_Recorded data_
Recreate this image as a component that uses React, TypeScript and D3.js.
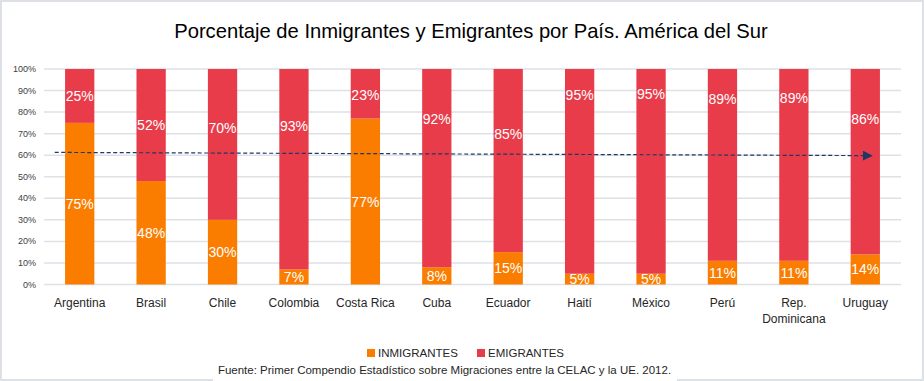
import React from "react";
import * as d3 from "d3";

const categories = ["Argentina", "Brasil", "Chile", "Colombia", "Costa Rica", "Cuba", "Ecuador", "Haití", "México", "Perú", "Rep. Dominicana", "Uruguay"];
const inmigrantes = [75, 48, 30, 7, 77, 8, 15, 5, 5, 11, 11, 14];
const emigrantes = [25, 52, 70, 93, 23, 92, 85, 95, 95, 89, 89, 86];
// value (on the % axis) at which each emigrant data label sits
const emigrantesLabelAt = [87.6, 74.0, 72.5, 73.4, 88.1, 76.8, 69.8, 88.0, 88.5, 86.0, 86.4, 76.9];
const yTicks = [0, 10, 20, 30, 40, 50, 60, 70, 80, 90, 100];
const trendStartValue = 61.3;
const trendEndValue = 59.8;
const seriesNames = ["INMIGRANTES", "EMIGRANTES"];
const title = "Porcentaje de Inmigrantes y Emigrantes por País. América del Sur";
const footer = "Fuente: Primer Compendio Estadístico sobre Migraciones entre la CELAC y la UE. 2012.";

const W = 924;
const H = 381;
const COL_IN = "#FA7D00";
const COL_EM = "#E83C4A";
const GRID = "#DDE1E6";
const FONT = "'Liberation Sans', Arial, sans-serif";

export default function App() {
  const x = d3.scaleBand<string>().domain(categories).range([44, 901]).paddingInner(0.59).paddingOuter(0.295);
  const y = d3.scaleLinear().domain([0, 100]).range([284.5, 69]);
  const step = x.step();
  const bw = x.bandwidth();
  const cx = (c: string) => (x(c) as number) + bw / 2;

  const trendX0 = cx(categories[0]) - step * 0.35;
  const trendX1 = cx(categories[categories.length - 1]) + step * 0.105;

  return (
    <svg width={W} height={H} style={{ position: "absolute", left: 0, top: 0 }} fontFamily={FONT}>
      <defs>
        <marker id="arr" viewBox="0 0 10 10" refX="10" refY="5" markerWidth="10" markerHeight="10" markerUnits="userSpaceOnUse" orient="auto">
          <path d="M0,0 L10,5 L0,10 Z" fill="#1F3864" />
        </marker>
      </defs>
      <rect x={0} y={0} width={W} height={H} fill="#fff" />
      <rect x={1} y={1} width={W - 2} height={H - 2} fill="none" stroke={GRID} strokeWidth={2} />
      <text x={471} y={38} textAnchor="middle" fontSize={20.2} fill="#000">{title}</text>

      {yTicks.map((t) => (
        <g key={t}>
          <line x1={44} x2={901} y1={y(t)} y2={y(t)} stroke={GRID} strokeWidth={1.5} />
          <text x={36} y={y(t) + 3} textAnchor="end" fontSize={9} fill="#404040">{t}%</text>
        </g>
      ))}

      {categories.map((c, i) => {
        const x0 = x(c) as number;
        const yi = y(inmigrantes[i]);
        const ye = y(inmigrantes[i] + emigrantes[i]);
        return (
          <g key={c}>
            <rect x={x0} y={yi} width={bw} height={y(0) - yi} fill={COL_IN} />
            <rect x={x0} y={ye} width={bw} height={yi - ye} fill={COL_EM} />
            <text x={cx(c)} y={y(inmigrantes[i] / 2) + 5} textAnchor="middle" fontSize={14} fill="#fff">{inmigrantes[i]}%</text>
            <text x={cx(c)} y={y(emigrantesLabelAt[i]) + 5} textAnchor="middle" fontSize={14} fill="#fff">{emigrantes[i]}%</text>
          </g>
        );
      })}

      <line x1={trendX0} y1={y(trendStartValue)} x2={trendX1} y2={y(trendEndValue)} stroke="#1F3864" strokeWidth={1.2} strokeDasharray="4,2.5" markerEnd="url(#arr)" />

      {categories.map((c) => {
        const parts = c === "Rep. Dominicana" ? ["Rep.", "Dominicana"] : [c];
        return (
          <text key={c} x={cx(c)} y={306.5} textAnchor="middle" fontSize={12} fill="#262626">
            {parts.map((p, k) => (
              <tspan key={k} x={cx(c)} dy={k === 0 ? 0 : 16}>{p}</tspan>
            ))}
          </text>
        );
      })}

      <rect x={367} y={349} width={8} height={8} fill={COL_IN} />
      <text x={378} y={357} fontSize={11.5} fill="#262626">{seriesNames[0]}</text>
      <rect x={477} y={349} width={8} height={8} fill={COL_EM} />
      <text x={488} y={357} fontSize={11.5} fill="#262626">{seriesNames[1]}</text>

      <rect x={213} y={362} width={464} height={19} fill="#fff" />
      <text x={444.5} y={374} textAnchor="middle" fontSize={11.5} fill="#262626">{footer}</text>
    </svg>
  );
}
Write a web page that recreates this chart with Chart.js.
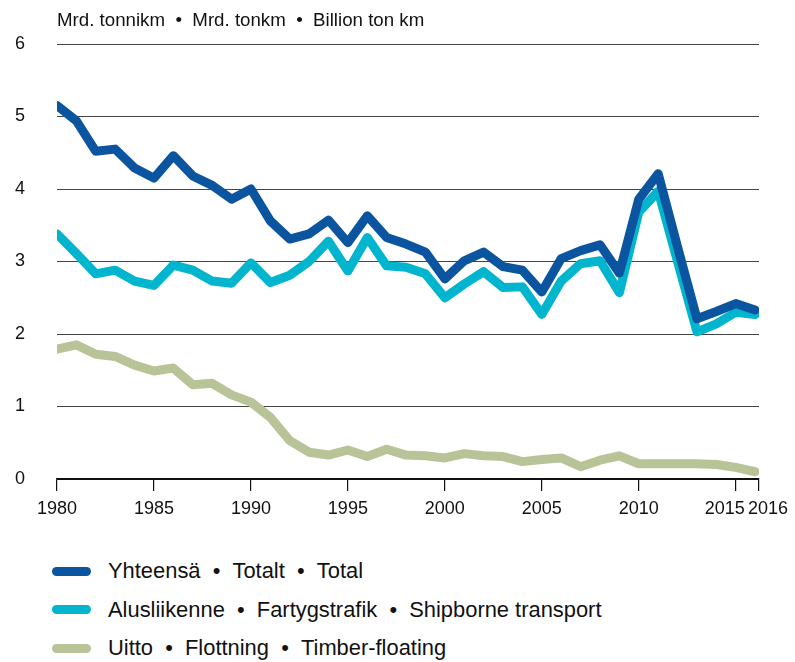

_Instructions to follow_
Write out again every line above exactly as given; the pictures do not belong in the copy.

_Solution for this problem_
Recreate this image as a component that uses React, TypeScript and D3.js.
import React from "react";
import * as d3 from "d3";

const categories = ["Argentina", "Brasil", "Chile", "Colombia", "Costa Rica", "Cuba", "Ecuador", "Haití", "México", "Perú", "Rep. Dominicana", "Uruguay"];
const inmigrantes = [75, 48, 30, 7, 77, 8, 15, 5, 5, 11, 11, 14];
const emigrantes = [25, 52, 70, 93, 23, 92, 85, 95, 95, 89, 89, 86];
// value (on the % axis) at which each emigrant data label sits
const emigrantesLabelAt = [87.6, 74.0, 72.5, 73.4, 88.1, 76.8, 69.8, 88.0, 88.5, 86.0, 86.4, 76.9];
const yTicks = [0, 10, 20, 30, 40, 50, 60, 70, 80, 90, 100];
const trendStartValue = 61.3;
const trendEndValue = 59.8;
const seriesNames = ["INMIGRANTES", "EMIGRANTES"];
const title = "Porcentaje de Inmigrantes y Emigrantes por País. América del Sur";
const footer = "Fuente: Primer Compendio Estadístico sobre Migraciones entre la CELAC y la UE. 2012.";

const W = 924;
const H = 381;
const COL_IN = "#FA7D00";
const COL_EM = "#E83C4A";
const GRID = "#DDE1E6";
const FONT = "'Liberation Sans', Arial, sans-serif";

export default function App() {
  const x = d3.scaleBand<string>().domain(categories).range([44, 901]).paddingInner(0.59).paddingOuter(0.295);
  const y = d3.scaleLinear().domain([0, 100]).range([284.5, 69]);
  const step = x.step();
  const bw = x.bandwidth();
  const cx = (c: string) => (x(c) as number) + bw / 2;

  const trendX0 = cx(categories[0]) - step * 0.35;
  const trendX1 = cx(categories[categories.length - 1]) + step * 0.105;

  return (
    <svg width={W} height={H} style={{ position: "absolute", left: 0, top: 0 }} fontFamily={FONT}>
      <defs>
        <marker id="arr" viewBox="0 0 10 10" refX="10" refY="5" markerWidth="10" markerHeight="10" markerUnits="userSpaceOnUse" orient="auto">
          <path d="M0,0 L10,5 L0,10 Z" fill="#1F3864" />
        </marker>
      </defs>
      <rect x={0} y={0} width={W} height={H} fill="#fff" />
      <rect x={1} y={1} width={W - 2} height={H - 2} fill="none" stroke={GRID} strokeWidth={2} />
      <text x={471} y={38} textAnchor="middle" fontSize={20.2} fill="#000">{title}</text>

      {yTicks.map((t) => (
        <g key={t}>
          <line x1={44} x2={901} y1={y(t)} y2={y(t)} stroke={GRID} strokeWidth={1.5} />
          <text x={36} y={y(t) + 3} textAnchor="end" fontSize={9} fill="#404040">{t}%</text>
        </g>
      ))}

      {categories.map((c, i) => {
        const x0 = x(c) as number;
        const yi = y(inmigrantes[i]);
        const ye = y(inmigrantes[i] + emigrantes[i]);
        return (
          <g key={c}>
            <rect x={x0} y={yi} width={bw} height={y(0) - yi} fill={COL_IN} />
            <rect x={x0} y={ye} width={bw} height={yi - ye} fill={COL_EM} />
            <text x={cx(c)} y={y(inmigrantes[i] / 2) + 5} textAnchor="middle" fontSize={14} fill="#fff">{inmigrantes[i]}%</text>
            <text x={cx(c)} y={y(emigrantesLabelAt[i]) + 5} textAnchor="middle" fontSize={14} fill="#fff">{emigrantes[i]}%</text>
          </g>
        );
      })}

      <line x1={trendX0} y1={y(trendStartValue)} x2={trendX1} y2={y(trendEndValue)} stroke="#1F3864" strokeWidth={1.2} strokeDasharray="4,2.5" markerEnd="url(#arr)" />

      {categories.map((c) => {
        const parts = c === "Rep. Dominicana" ? ["Rep.", "Dominicana"] : [c];
        return (
          <text key={c} x={cx(c)} y={306.5} textAnchor="middle" fontSize={12} fill="#262626">
            {parts.map((p, k) => (
              <tspan key={k} x={cx(c)} dy={k === 0 ? 0 : 16}>{p}</tspan>
            ))}
          </text>
        );
      })}

      <rect x={367} y={349} width={8} height={8} fill={COL_IN} />
      <text x={378} y={357} fontSize={11.5} fill="#262626">{seriesNames[0]}</text>
      <rect x={477} y={349} width={8} height={8} fill={COL_EM} />
      <text x={488} y={357} fontSize={11.5} fill="#262626">{seriesNames[1]}</text>

      <rect x={213} y={362} width={464} height={19} fill="#fff" />
      <text x={444.5} y={374} textAnchor="middle" fontSize={11.5} fill="#262626">{footer}</text>
    </svg>
  );
}
Write a web page that recreates this chart with Chart.js.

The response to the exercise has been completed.